GIVEN EXERCISE: Count the lines containing "that". Give the number alone.

RECORDS FOR THIS TASK:
★ ★ ★ ★ ★ ★ ★
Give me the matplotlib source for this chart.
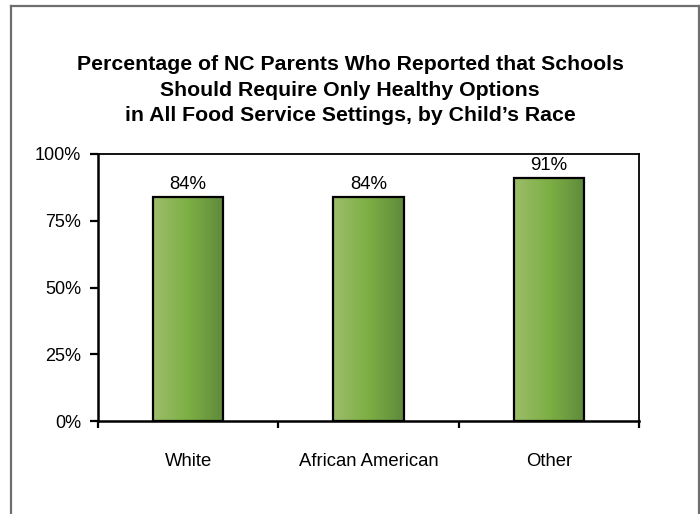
import matplotlib
matplotlib.use("Agg")
import matplotlib.pyplot as plt
import numpy as np
from matplotlib.lines import Line2D
from matplotlib.colors import LinearSegmentedColormap

categories = ["White", "African American", "Other"]
values = [84, 84, 91]
value_labels = ["84%", "84%", "91%"]
yticks = [0, 25, 50, 75, 100]
ytick_labels = ["0%", "25%", "50%", "75%", "100%"]
title = ("Percentage of NC Parents Who Reported that Schools\n"
         "Should Require Only Healthy Options\n"
         "in All Food Service Settings, by Child\u2019s Race")

plt.rcParams['font.family'] = ['Liberation Sans', 'DejaVu Sans']

fig = plt.figure(figsize=(7.0, 5.14), dpi=100)
fig.patch.set_facecolor("white")

# outer frame (open at bottom)
bc = "#6e6e6e"
xl, xr, yt = 11/700, 698.5/700, 1 - 6/514
for xs, ys in [([xl, xl], [0, yt]), ([xl, xr], [yt, yt]), ([xr, xr], [yt, 0])]:
    fig.add_artist(Line2D(xs, ys, transform=fig.transFigure, color=bc, lw=1.6))

fig.text(0.5, 1 - 90/514, title, ha="center", va="center", fontsize=15.3,
         fontweight="bold", linespacing=1.43, color="black")

ax = fig.add_axes([98/700, 1 - 421/514, (639 - 98)/700, (421 - 154)/514])

x = np.arange(len(categories))
width = 0.39
grad = LinearSegmentedColormap.from_list(
    "g", ["#9dbd6a", "#7caf44", "#5f8a3c"])
gimg = np.linspace(0, 1, 256).reshape(1, -1)
bars = ax.bar(x, values, width=width, facecolor="none", edgecolor="black",
              linewidth=1.6, zorder=3)
for b in bars:
    x0, y0 = b.get_x(), b.get_y()
    w, h = b.get_width(), b.get_height()
    ax.imshow(gimg, cmap=grad, aspect="auto", extent=[x0, x0 + w, y0, y0 + h],
              interpolation="bicubic", zorder=2)

for xi, v, lab in zip(x, values, value_labels):
    ax.annotate(lab, (xi, v), xytext=(0, 3), textcoords="offset points",
                ha="center", va="bottom", fontsize=13.4)

ax.set_xlim(-0.5, len(categories) - 0.5)
ax.set_ylim(0, 100)
ax.set_yticks(yticks)
ax.set_yticklabels(ytick_labels, fontsize=13)
ax.set_xticks(x)
ax.set_xticklabels(categories, fontsize=13.3)
ax.set_xticks(np.arange(len(categories) + 1) - 0.5, minor=True)
ax.tick_params(axis="x", which="major", length=0, pad=23)
ax.tick_params(axis="x", which="minor", length=5, width=1.6, direction="out")
ax.tick_params(axis="y", length=6, width=1.6, direction="out", pad=6)
for s in ["left", "bottom"]:
    ax.spines[s].set_linewidth(1.8)
for s in ["top", "right"]:
    ax.spines[s].set_linewidth(1.3)

fig.savefig("out.png", dpi=100, facecolor="white")
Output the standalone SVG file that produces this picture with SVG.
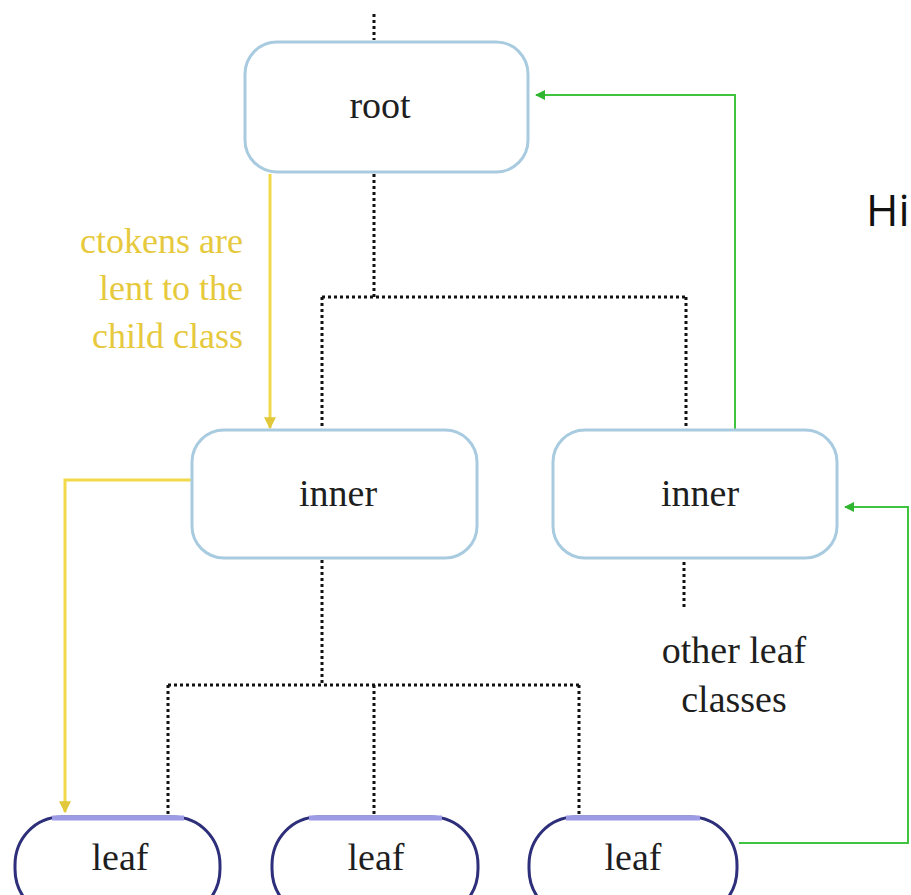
★ ★ ★ ★ ★ ★ ★
SOLUTION TO THE EXERCISE: 2